# U beat me LFS i give up



## boxer (Sep 11, 2003)

i didn't have anything to feed my spilo at the time so on the way home i stopped by my LFS (PETCO i hate u) which is real close. bought rosies and large goldfish. i put 1 goldfish with my spilo and he got ripped a new one. the goldfish lived and was swimming around tail-less so i threw him in the 55 gallon with my 5 baby rbps, pleco, and 2 crabs to get tossed around. boy did everybody get a piece of him. the rbps pulled out his insides and plucked out his eyes while he was still alive. well the goldfish believe it or not was still alive swimming at the botom and floating at the top back and forth running into the wall until the crab hammered him and threw the rest for the pleco. all of a sudden, i notice worms swimming around my freaking tank! these worms were 1mm thin or less u could hardly notice them but they were wriggling. i would say it was 1mm x 3mm and wriggling to the top. my baby p's thinkin it was bloodworms snatched up the worms. it was only 2 i seen, i watched as 1 got eaten and netted the other as quickly as possible. i moved my other net around the whole tank trying to catch any debris or worms i couldn't see.

now all my baby rbps are going psychotic. most of them are 10x active in a bad way. a few are banging themselves into the wall and 1 is constantly swimming upside down and sideways hitting my bamboo stick. they must have the worms inside them itching away. they are just so active but its freaking me out because they are swimming up and down anywhere not stayin still. my sister is like wtf is wrong with your fishes so i know im not the only one noticing.

what can i do, i quarantined the feeders in their own community tank. i rarely give my babies live fish, mostly bloodworms and cichlid pellets but i felt the goldfish was going to waste. dumbass me, better safe than sorry. i know they arent in the worst of danger but i know what its like to have WORMS


----------



## boxer (Sep 11, 2003)

just read the tropical fish parasite list that SC put in another thread. its really hard to identify something so small. its a white worm thats all i know so far. i'll look into more depth. i had a problem like this before because it is probably common in feeders


----------



## Honda99_300ex (Apr 18, 2003)

I don't think it's the feeders man, those are commonly caused by bad water conditions, a couple water changes should fix it


----------



## boxer (Sep 11, 2003)

i did a 20% water change the night before. they were chillin and enjoying the water last night. as soon as the feeder went down they went crazy. i checked the pH levels and it was 7.3 i know its high but i can't get it lower too easily. i bought 3 different packets for changing/lowering pH. 2 of them get the pH to 7.0 and 1 just plain lowers the pH. its been working slowly but thats not it. i increased the temp to 84 but didn't add salt yet.


----------



## o snap its eric (Feb 19, 2003)

ph nor salt not temp gets rid of what sounds like planeria.

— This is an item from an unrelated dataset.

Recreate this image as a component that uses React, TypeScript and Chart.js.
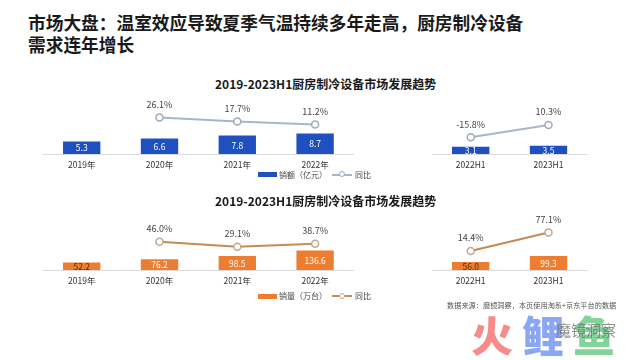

Planeria comes from bad water condition. Left over food and ammonia causes them to crawl all over. Many people do not see them until close inspection. To get rid of them do a clean gravel vac along with scooping up everything that has not been eatin in the past 15 mins. Do 2 water change a week about 40-50%. Keep water clean and they will be gone. PLaneria can also live in the sand/gravel so once commotion was occuring that had to do with sand they pushed up.


----------



## tweaked (Aug 3, 2003)

Boxer ... if the worms looked like little tiny white earth worms the lenght of __ then it's from poor water conditions and over feeding (dirty tank). Several 
water changes with gravel vac should clear the tank.

The only explanation I have about your rbp going nuts is that they probably don't get a lot of live food? Or they just got pumped up with the fury of tearing apart a big gold fish.

If you ran out of food for your spilo ... you could have always stoped by the grocery and got some fresh fish or shrimp instead of live feeders.

Also ... you shouldn't throw a fresh feeder from one tank to another ... quick way to launch a disease into all your tanks.


----------